:: REQUIREMENT ::
Which lines include the word "React"? Copy each of them.

:: RECORDED DATA ::
/---

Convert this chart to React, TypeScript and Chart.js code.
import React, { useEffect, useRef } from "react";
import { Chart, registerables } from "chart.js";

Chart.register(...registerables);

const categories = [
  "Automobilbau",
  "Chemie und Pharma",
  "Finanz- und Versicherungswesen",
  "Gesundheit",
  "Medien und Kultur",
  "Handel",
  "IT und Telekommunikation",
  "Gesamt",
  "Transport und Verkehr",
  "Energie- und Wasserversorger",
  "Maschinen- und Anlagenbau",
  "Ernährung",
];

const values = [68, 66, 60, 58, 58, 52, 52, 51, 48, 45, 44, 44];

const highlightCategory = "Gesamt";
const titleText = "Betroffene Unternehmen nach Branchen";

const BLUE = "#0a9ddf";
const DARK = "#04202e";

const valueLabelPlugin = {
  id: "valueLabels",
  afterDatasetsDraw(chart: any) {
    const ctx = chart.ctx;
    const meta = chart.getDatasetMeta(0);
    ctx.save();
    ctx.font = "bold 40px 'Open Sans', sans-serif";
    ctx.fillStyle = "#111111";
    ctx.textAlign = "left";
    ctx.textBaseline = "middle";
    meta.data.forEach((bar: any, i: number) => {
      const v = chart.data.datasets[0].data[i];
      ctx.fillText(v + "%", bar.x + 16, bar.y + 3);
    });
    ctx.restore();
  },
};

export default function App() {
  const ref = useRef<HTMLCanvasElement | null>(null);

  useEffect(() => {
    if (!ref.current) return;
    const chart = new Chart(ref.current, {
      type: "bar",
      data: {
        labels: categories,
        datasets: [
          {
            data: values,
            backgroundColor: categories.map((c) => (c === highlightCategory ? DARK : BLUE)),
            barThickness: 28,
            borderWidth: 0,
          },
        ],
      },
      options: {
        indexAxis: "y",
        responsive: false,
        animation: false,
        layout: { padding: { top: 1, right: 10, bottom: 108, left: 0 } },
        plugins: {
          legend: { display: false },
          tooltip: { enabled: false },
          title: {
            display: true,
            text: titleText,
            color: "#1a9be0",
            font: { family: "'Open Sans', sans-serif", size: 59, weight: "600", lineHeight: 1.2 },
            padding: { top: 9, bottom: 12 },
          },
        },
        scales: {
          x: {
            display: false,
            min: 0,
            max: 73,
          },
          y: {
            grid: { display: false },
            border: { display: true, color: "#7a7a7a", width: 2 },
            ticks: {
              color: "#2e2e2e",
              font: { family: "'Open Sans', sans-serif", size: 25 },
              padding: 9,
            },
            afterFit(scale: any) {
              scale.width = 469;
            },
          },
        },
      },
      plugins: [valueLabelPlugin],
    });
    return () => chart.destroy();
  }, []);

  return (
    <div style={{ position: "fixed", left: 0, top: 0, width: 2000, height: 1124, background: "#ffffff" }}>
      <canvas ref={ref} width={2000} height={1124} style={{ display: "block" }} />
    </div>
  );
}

\---

:: TASK OUTPUT ::
Convert this chart to React, TypeScript and Chart.js code.
import React, { useEffect, useRef } from "react";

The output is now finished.